No not yet, good idea though, I will add that when I come to further work in my dashboard

Yes that is one of my observations at the moment, from my point of view seems some of the new targets are more volatile than Nomi

Not sure how much they help though, probably need a longer runway to see. For now my legacy models are out performing the new ones simply by being more stable

It is my recent rounds observation too, although I think more rounds are needed to draw any conclusions.

I don’t like being pushed to use new dataset neither. Have you tried to 300+ features they said are closely related to the legacy features?

I have not tried only using those. I didn’t realize that there was a list of features that were “closely related” to legacy features. I remember the question being asked about which features are the old features and the answer being that none are the same because of the timing differences.

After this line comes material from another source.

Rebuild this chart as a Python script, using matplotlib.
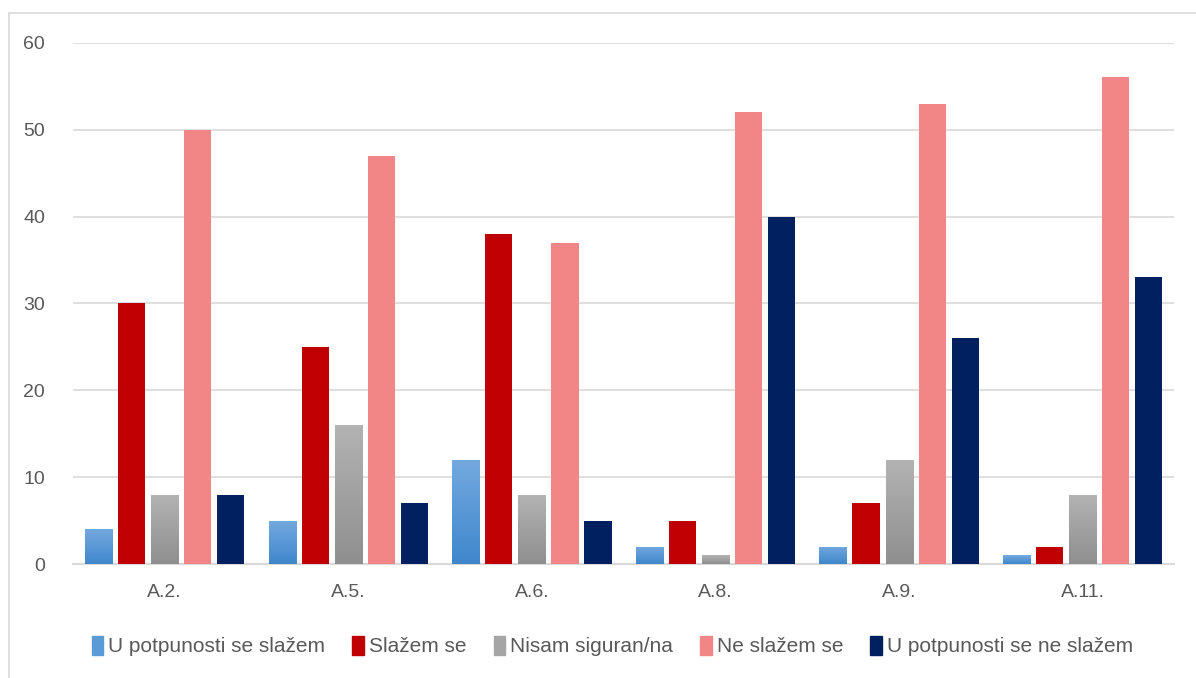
import numpy as np
import matplotlib
matplotlib.use('Agg')
import matplotlib.pyplot as plt
from matplotlib.patches import Rectangle

plt.rcParams['font.family'] = ['Liberation Sans', 'DejaVu Sans']

categories = ['A.2.', 'A.5.', 'A.6.', 'A.8.', 'A.9.', 'A.11.']
series_names = ['U potpunosti se slažem', 'Slažem se', 'Nisam siguran/na',
                'Ne slažem se', 'U potpunosti se ne slažem']
u_potpunosti_slazem = [4, 5, 12, 2, 2, 1]
slazem = [30, 25, 38, 5, 7, 2]
nisam_siguran = [8, 16, 8, 1, 12, 8]
ne_slazem = [50, 47, 37, 52, 53, 56]
u_potpunosti_ne_slazem = [8, 7, 5, 40, 26, 33]
y_ticks = [0, 10, 20, 30, 40, 50, 60]

all_series = [u_potpunosti_slazem, slazem, nisam_siguran, ne_slazem, u_potpunosti_ne_slazem]
colors = ['#5b9bd5', '#c00000', '#a5a5a5', '#f28585', '#002060']
# top/bottom colours for the gradient fills (None = solid)
gradients = [('#74a9df', '#3f87cc'), None, ('#b3b3b3', '#8f8f8f'), None, None]

fig = plt.figure(figsize=(11.96, 6.78), dpi=100)
fig.patches.append(Rectangle((9 / 1196, -0.1), 1.2, 1 - 13 / 678 + 0.1,
                             transform=fig.transFigure, fill=False,
                             edgecolor='#d9d9d9', linewidth=1.2))
ax = fig.add_axes([0.061, 0.168, 0.921, 0.769])

x = np.arange(len(categories))
pitch = 0.18
width = 0.148
for i, vals in enumerate(all_series):
    pos = x + (i - 2) * pitch
    bars = ax.bar(pos, vals, width, color=colors[i], zorder=3, label=series_names[i])
    if gradients[i] is not None:
        top, bot = gradients[i]
        cmap = matplotlib.colors.LinearSegmentedColormap.from_list('g', [bot, top])
        grad = np.linspace(0, 1, 256).reshape(-1, 1)
        for b in bars:
            b.set_facecolor('none')
            bx, by = b.get_x(), b.get_y()
            im = ax.imshow(grad, cmap=cmap, aspect='auto', origin='lower',
                           extent=(bx, bx + b.get_width(), by, by + b.get_height()),
                           zorder=3)
            im.set_clip_path(b)

ax.set_xlim(-0.5, len(categories) - 0.5)
ax.set_ylim(0, 60)
ax.set_yticks(y_ticks)
ax.set_xticks(x)
ax.set_xticklabels(categories)
ax.tick_params(axis='both', length=0, labelsize=14, colors='#595959')
ax.tick_params(axis='x', pad=14)
ax.tick_params(axis='y', pad=20)
ax.grid(axis='y', color='#d9d9d9', linewidth=1.2, zorder=0)
for s in ['top', 'right', 'left']:
    ax.spines[s].set_visible(False)
ax.spines['bottom'].set_color('#d9d9d9')
ax.spines['bottom'].set_linewidth(1.5)

# legend uses solid proxy patches
proxies = [Rectangle((0, 0), 1, 1, color=c) for c in colors]
fig.legend(proxies, series_names, loc='center', bbox_to_anchor=(0.512, 0.047),
           ncol=5, frameon=False, fontsize=15, handlelength=0.55, handleheight=1.0,
           handletextpad=0.25, columnspacing=1.3, labelcolor='#595959')

fig.savefig('out.png', dpi=100)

Is that list published or maybe I just missed it in the original announcement?

Needs fact checking but from memory the tournament 3 month avg was around 15-20% when the new data came out and is now at 7.7%. I was around 25% when it came out and now I’m at 49%. I’m assuming that the meta model is currently dominated by models on the new data set, while I have been playing it safe and sticking with my legacy model while I see how the new data performs.

Green is staked legacy, Orange is unstaked legacy experiments, Cyan is unstaked super massive.


from the team’s October Updates
under New Feature Metadata - the “legacy” set

Legacy: 304 of the original 310 features that were carried over to the new dataset. You can use this set to achieve nearly the same model as the legacy data.

1 Like

Are we to assume that it is the first 304 features?